Biblical knowledge of God is always based on encounters of man with God; encounters in which God exercises in one way or another His lordship over man, and in which He is acknowledged as sovereign Lord and therefore known as God. They are encounters which are always initiated by God, and which for man always have in them something unforeseen, surprising and new (23).
Nor is this a once-off encounter with a person for in Barth’s description the Christian life involves constant renewal in the knowledge of God, revelation, and faith.
For example, it is not the case that Abraham, Moses and David, once chosen, called, enlightened and commissioned, knew once for all how they stood with God. But what was once for all decided concerning them by God had to be worked out and fulfilled in them in a long history of renewals—for as long, indeed, as they lived . . .
Without new grace and without the effectiveness of God in His works Israel would have departed from God at every turn and then have been inwardly destroyed. Everything depends on the fact that God does not cease to bear witness to Himself as the one eternal God in new manifestations of His presence, in new revelation of His former ways, leading His people continually from old to new faith (23-24).
Barth acknowledges that the portrayal of the New Testament apostles is quite different to that of the Old Testament characters he discusses. It certainly appears that they are in fact possessors of the knowledge of God in a way that does not seem to need constant renewal. But Barth distinguishes between their need as men and the apostolic office in which they stand. As men they do need such renewal though
In their existence as apostles the secondary objectivity of the human appearing of Jesus Christ Himself is repeated. And hidden within this is the primary objectivity of God Himself, call to faith, awakening faith, establishing and renewing faith, and with faith the knowledge of God—not by these men’s own strength but by the power of the Holy Spirit communicated to them, in the freedom of grace (24-25).

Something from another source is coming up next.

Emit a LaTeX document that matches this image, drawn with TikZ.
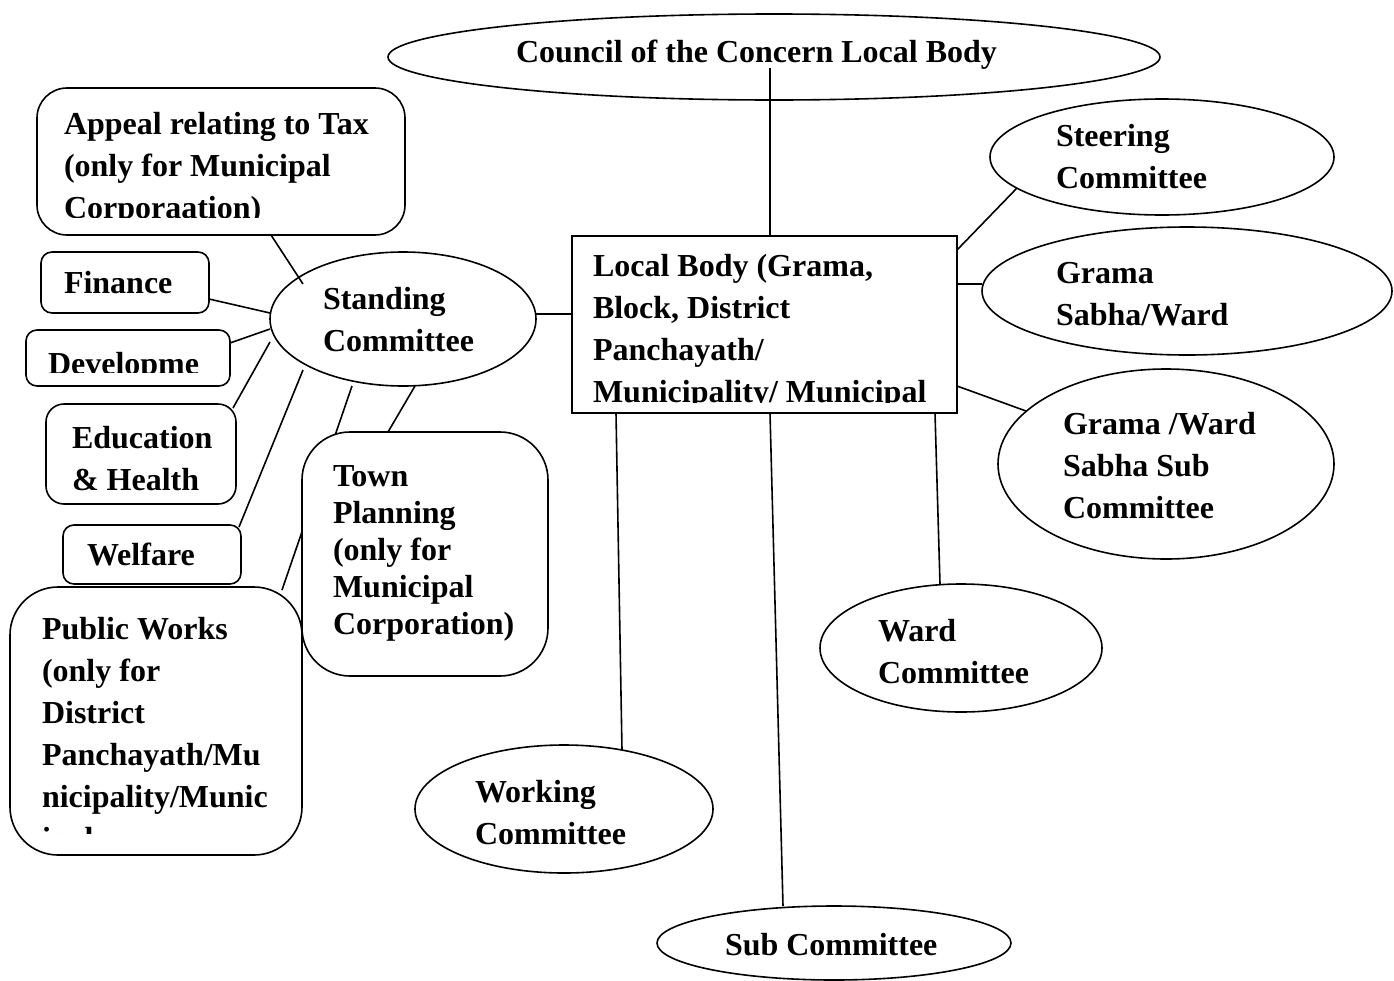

In this remarkable statement we see that the apostles are given a share in Jesus’ revelatory ministry, entirely by the Spirit, so that his objectivity is repeated in them, and in and through them, the primary objectivity of God. That is, in and through their ministry, God speaks, calls, addresses, and converts. This, too, is the hope of the church in its ministry. And for this the church must pray, as the apostles did, and as Jesus himself did (25).